▶ [Instructions to follow] Exactly as written, retype the listing below, omitting the pictures.
_____
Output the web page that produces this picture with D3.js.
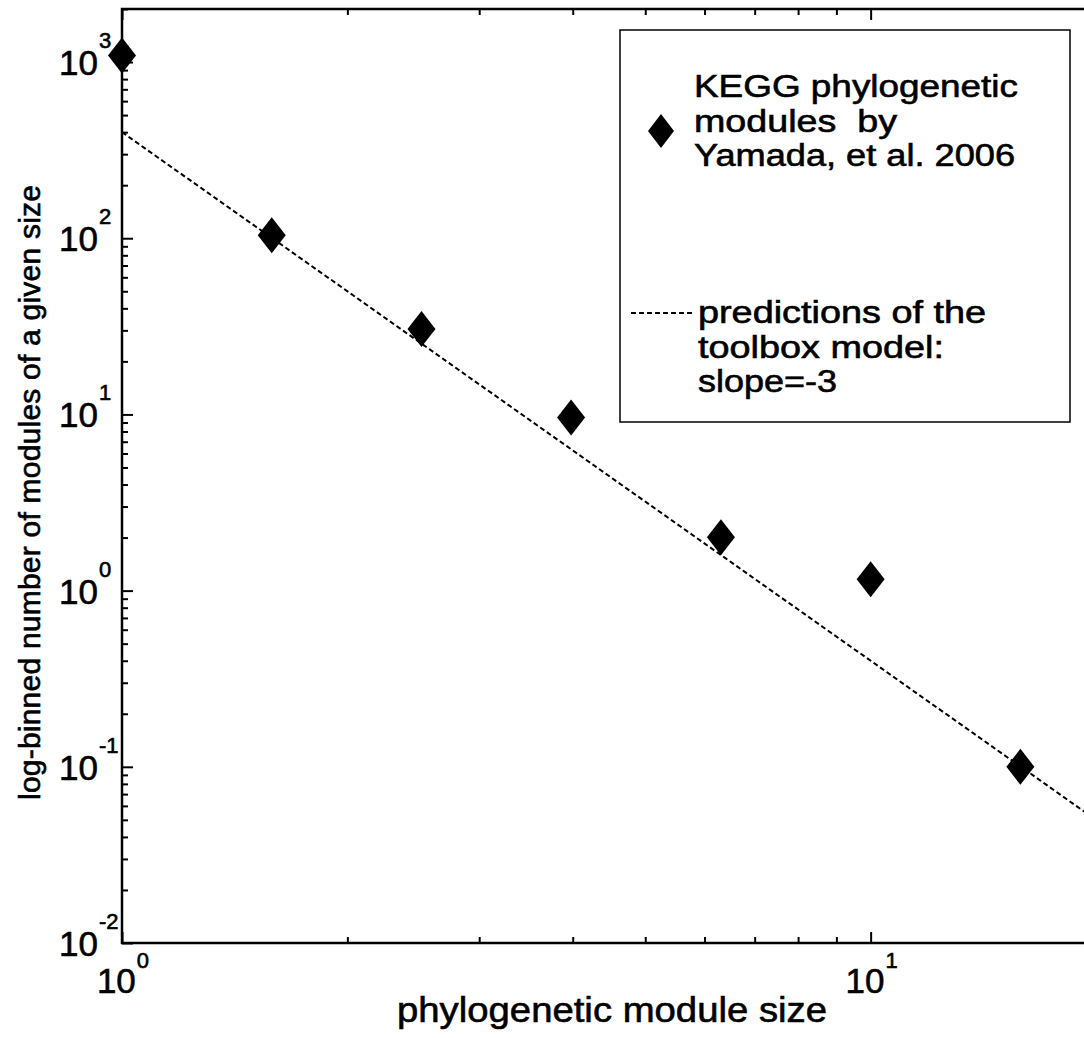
<!DOCTYPE html>
<html>
<head>
<meta charset="utf-8">
<script src="https://cdn.jsdelivr.net/npm/d3@7"></script>
<style>
  body { margin: 0; background: #fff; }
  text { font-family: "Liberation Sans", Arial, sans-serif; fill: #000; }
  .heavy { stroke: #000; stroke-width: 0.6px; }
</style>
</head>
<body>
<div id="chart"></div>
<script>
// module sizes (log-binned) and counts
const moduleSize = [1, 1.585, 2.512, 3.98, 6.31, 10, 15.85];
const moduleCount = [1090, 104, 30.5, 9.6, 2.01, 1.16, 0.1];

// toolbox model prediction, slope -3 (end points)
const modelX = [1, 20];
const modelY = [400, 0.05];

const xMajor = [1, 10];
const xMinor = [2, 3, 4, 5, 6, 7, 8, 9, 20];
const yMajor = [0.01, 0.1, 1, 10, 100, 1000];
const xTickExp = ["0", "1"];
const yTickExp = ["-2", "-1", "0", "1", "2", "3"];

const legendLabels = [
    ["KEGG phylogenetic", "modules  by", "Yamada, et al. 2006"],
    ["predictions of the", "toolbox model:", "slope=-3"]
];
const legendWidths = [[324, 203, 321], [288, 246, 139]];

const width = 1084, height = 1038;
const mLeft = 122, mTop = 9, mBottom = 943, mRight = 1096;

let svg = d3.select("#chart").append("svg")
    .attr("width", width)
    .attr("height", height);

let x = d3.scaleLog().domain([1, 20]).range([mLeft, mRight]);
let y = d3.scaleLog().domain([0.01, 2000]).range([mBottom, mTop]);

let yMinor = [];
yMajor.slice(0, -1).forEach(d => {
    for (let k = 2; k <= 9; k++) yMinor.push(d * k);
});
yMinor.push(2000);

const majorLen = 11, minorLen = 6;

function addAxis(axis, tr) {
    let g = svg.append("g").attr("transform", tr).call(axis);
    g.select(".domain").remove();
    g.selectAll(".tick line").attr("stroke", "#000").attr("stroke-width", 2);
    g.selectAll(".tick text").remove();
}

// bottom / top
addAxis(d3.axisBottom(x).tickValues(xMajor).tickSizeInner(-majorLen).tickSizeOuter(0), `translate(0,${mBottom})`);
addAxis(d3.axisBottom(x).tickValues(xMinor).tickSizeInner(-minorLen).tickSizeOuter(0), `translate(0,${mBottom})`);
addAxis(d3.axisTop(x).tickValues(xMajor).tickSizeInner(-majorLen).tickSizeOuter(0), `translate(0,${mTop})`);
addAxis(d3.axisTop(x).tickValues(xMinor).tickSizeInner(-minorLen).tickSizeOuter(0), `translate(0,${mTop})`);
// left / right
addAxis(d3.axisLeft(y).tickValues(yMajor).tickSizeInner(-majorLen).tickSizeOuter(0), `translate(${mLeft},0)`);
addAxis(d3.axisLeft(y).tickValues(yMinor).tickSizeInner(-minorLen).tickSizeOuter(0), `translate(${mLeft},0)`);
addAxis(d3.axisRight(y).tickValues(yMajor).tickSizeInner(-majorLen).tickSizeOuter(0), `translate(${mRight},0)`);

// box
svg.append("rect")
    .attr("x", mLeft).attr("y", mTop)
    .attr("width", mRight - mLeft).attr("height", mBottom - mTop)
    .attr("fill", "none").attr("stroke", "#000").attr("stroke-width", 2.5);

// tick labels
let xl = svg.selectAll(".xlab").data(xMajor).enter().append("text")
    .attr("class", "xlab heavy")
    .attr("x", d => x(d) + 1)
    .attr("y", 993)
    .attr("text-anchor", "middle")
    .style("font-size", "35px");
xl.append("tspan").text("10");
xl.append("tspan").attr("dy", -25).attr("dx", 1).style("font-size", "22px").text((d, i) => xTickExp[i]);

let yl = svg.selectAll(".ylab").data(yMajor).enter().append("text")
    .attr("class", "ylab heavy")
    .attr("x", 59)
    .attr("y", d => y(d) + 13)
    .style("font-size", "35px");
yl.append("tspan").text("10");
yl.append("tspan").attr("dy", -27).attr("dx", 1).style("font-size", "22px").text((d, i) => yTickExp[i]);

// axis titles
svg.append("text")
    .attr("class", "heavy")
    .attr("x", 397).attr("y", 1022)
    .attr("textLength", 430)
    .attr("lengthAdjust", "spacingAndGlyphs")
    .style("font-size", "35px")
    .text("phylogenetic module size");

svg.append("text")
    .attr("class", "heavy")
    .attr("transform", "translate(40,800) rotate(-90)")
    .attr("textLength", 615)
    .attr("lengthAdjust", "spacing")
    .style("font-size", "30px")
    .text("log-binned number of modules of a given size");

// model line
let line = d3.line().x(d => x(d[0])).y(d => y(d[1]));
svg.append("path")
    .datum(d3.zip(modelX, modelY))
    .attr("d", line)
    .attr("fill", "none")
    .attr("stroke", "#000")
    .attr("stroke-width", 2)
    .attr("stroke-dasharray", "5,3");

// diamonds
const diamond = "M0,-18L14,0L0,18L-14,0Z";
svg.selectAll(".pt").data(d3.zip(moduleSize, moduleCount)).enter().append("path")
    .attr("class", "pt")
    .attr("transform", d => `translate(${x(d[0])},${y(d[1])})`)
    .attr("d", diamond)
    .attr("fill", "#000");

// legend
let lg = svg.append("g");
lg.append("rect")
    .attr("x", 620).attr("y", 30).attr("width", 450).attr("height", 392)
    .attr("fill", "#fff").attr("stroke", "#000").attr("stroke-width", 1.5);
lg.append("path")
    .attr("transform", "translate(661,131)")
    .attr("d", "M0,-17L13,0L0,17L-13,0Z")
    .attr("fill", "#000");
lg.append("line")
    .attr("x1", 631).attr("x2", 695).attr("y1", 313).attr("y2", 313)
    .attr("stroke", "#000").attr("stroke-width", 2).attr("stroke-dasharray", "5,3");
const legBase = [97, 323];
const legX = [694, 698];
legendLabels.forEach((lines, j) => {
    lg.append("g").selectAll("text").data(lines).enter().append("text")
        .attr("class", "heavy")
        .attr("x", legX[j])
        .attr("y", (d, i) => legBase[j] + i * 34.5)
        .attr("textLength", (d, i) => legendWidths[j][i])
        .attr("lengthAdjust", "spacingAndGlyphs")
        .style("font-size", "31px")
        .style("white-space", "pre")
        .text(d => d);
});
</script>
</body>
</html>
_____
▶ [Solution to this task]
Output the web page that produces this picture with D3.js.
<!DOCTYPE html>
<html>
<head>
<meta charset="utf-8">
<script src="https://cdn.jsdelivr.net/npm/d3@7"></script>
<style>
  body { margin: 0; background: #fff; }
  text { font-family: "Liberation Sans", Arial, sans-serif; fill: #000; }
  .heavy { stroke: #000; stroke-width: 0.6px; }
</style>
</head>
<body>
<div id="chart"></div>
<script>
// module sizes (log-binned) and counts
const moduleSize = [1, 1.585, 2.512, 3.98, 6.31, 10, 15.85];
const moduleCount = [1090, 104, 30.5, 9.6, 2.01, 1.16, 0.1];

// toolbox model prediction, slope -3 (end points)
const modelX = [1, 20];
const modelY = [400, 0.05];

const xMajor = [1, 10];
const xMinor = [2, 3, 4, 5, 6, 7, 8, 9, 20];
const yMajor = [0.01, 0.1, 1, 10, 100, 1000];
const xTickExp = ["0", "1"];
const yTickExp = ["-2", "-1", "0", "1", "2", "3"];

const legendLabels = [
    ["KEGG phylogenetic", "modules  by", "Yamada, et al. 2006"],
    ["predictions of the", "toolbox model:", "slope=-3"]
];
const legendWidths = [[324, 203, 321], [288, 246, 139]];

const width = 1084, height = 1038;
const mLeft = 122, mTop = 9, mBottom = 943, mRight = 1096;

let svg = d3.select("#chart").append("svg")
    .attr("width", width)
    .attr("height", height);

let x = d3.scaleLog().domain([1, 20]).range([mLeft, mRight]);
let y = d3.scaleLog().domain([0.01, 2000]).range([mBottom, mTop]);

let yMinor = [];
yMajor.slice(0, -1).forEach(d => {
    for (let k = 2; k <= 9; k++) yMinor.push(d * k);
});
yMinor.push(2000);

const majorLen = 11, minorLen = 6;

function addAxis(axis, tr) {
    let g = svg.append("g").attr("transform", tr).call(axis);
    g.select(".domain").remove();
    g.selectAll(".tick line").attr("stroke", "#000").attr("stroke-width", 2);
    g.selectAll(".tick text").remove();
}

// bottom / top
addAxis(d3.axisBottom(x).tickValues(xMajor).tickSizeInner(-majorLen).tickSizeOuter(0), `translate(0,${mBottom})`);
addAxis(d3.axisBottom(x).tickValues(xMinor).tickSizeInner(-minorLen).tickSizeOuter(0), `translate(0,${mBottom})`);
addAxis(d3.axisTop(x).tickValues(xMajor).tickSizeInner(-majorLen).tickSizeOuter(0), `translate(0,${mTop})`);
addAxis(d3.axisTop(x).tickValues(xMinor).tickSizeInner(-minorLen).tickSizeOuter(0), `translate(0,${mTop})`);
// left / right
addAxis(d3.axisLeft(y).tickValues(yMajor).tickSizeInner(-majorLen).tickSizeOuter(0), `translate(${mLeft},0)`);
addAxis(d3.axisLeft(y).tickValues(yMinor).tickSizeInner(-minorLen).tickSizeOuter(0), `translate(${mLeft},0)`);
addAxis(d3.axisRight(y).tickValues(yMajor).tickSizeInner(-majorLen).tickSizeOuter(0), `translate(${mRight},0)`);

// box
svg.append("rect")
    .attr("x", mLeft).attr("y", mTop)
    .attr("width", mRight - mLeft).attr("height", mBottom - mTop)
    .attr("fill", "none").attr("stroke", "#000").attr("stroke-width", 2.5);

// tick labels
let xl = svg.selectAll(".xlab").data(xMajor).enter().append("text")
    .attr("class", "xlab heavy")
    .attr("x", d => x(d) + 1)
    .attr("y", 993)
    .attr("text-anchor", "middle")
    .style("font-size", "35px");
xl.append("tspan").text("10");
xl.append("tspan").attr("dy", -25).attr("dx", 1).style("font-size", "22px").text((d, i) => xTickExp[i]);

let yl = svg.selectAll(".ylab").data(yMajor).enter().append("text")
    .attr("class", "ylab heavy")
    .attr("x", 59)
    .attr("y", d => y(d) + 13)
    .style("font-size", "35px");
yl.append("tspan").text("10");
yl.append("tspan").attr("dy", -27).attr("dx", 1).style("font-size", "22px").text((d, i) => yTickExp[i]);

// axis titles
svg.append("text")
    .attr("class", "heavy")
    .attr("x", 397).attr("y", 1022)
    .attr("textLength", 430)
    .attr("lengthAdjust", "spacingAndGlyphs")
    .style("font-size", "35px")
    .text("phylogenetic module size");

svg.append("text")
    .attr("class", "heavy")
    .attr("transform", "translate(40,800) rotate(-90)")
    .attr("textLength", 615)
    .attr("lengthAdjust", "spacing")
    .style("font-size", "30px")
    .text("log-binned number of modules of a given size");

// model line
let line = d3.line().x(d => x(d[0])).y(d => y(d[1]));
svg.append("path")
    .datum(d3.zip(modelX, modelY))
    .attr("d", line)
    .attr("fill", "none")
    .attr("stroke", "#000")
    .attr("stroke-width", 2)
    .attr("stroke-dasharray", "5,3");

// diamonds
const diamond = "M0,-18L14,0L0,18L-14,0Z";
svg.selectAll(".pt").data(d3.zip(moduleSize, moduleCount)).enter().append("path")
    .attr("class", "pt")
    .attr("transform", d => `translate(${x(d[0])},${y(d[1])})`)
    .attr("d", diamond)
    .attr("fill", "#000");

// legend
let lg = svg.append("g");
lg.append("rect")
    .attr("x", 620).attr("y", 30).attr("width", 450).attr("height", 392)
    .attr("fill", "#fff").attr("stroke", "#000").attr("stroke-width", 1.5);
lg.append("path")
    .attr("transform", "translate(661,131)")
    .attr("d", "M0,-17L13,0L0,17L-13,0Z")
    .attr("fill", "#000");
lg.append("line")
    .attr("x1", 631).attr("x2", 695).attr("y1", 313).attr("y2", 313)
    .attr("stroke", "#000").attr("stroke-width", 2).attr("stroke-dasharray", "5,3");
const legBase = [97, 323];
const legX = [694, 698];
legendLabels.forEach((lines, j) => {
    lg.append("g").selectAll("text").data(lines).enter().append("text")
        .attr("class", "heavy")
        .attr("x", legX[j])
        .attr("y", (d, i) => legBase[j] + i * 34.5)
        .attr("textLength", (d, i) => legendWidths[j][i])
        .attr("lengthAdjust", "spacingAndGlyphs")
        .style("font-size", "31px")
        .style("white-space", "pre")
        .text(d => d);
});
</script>
</body>
</html>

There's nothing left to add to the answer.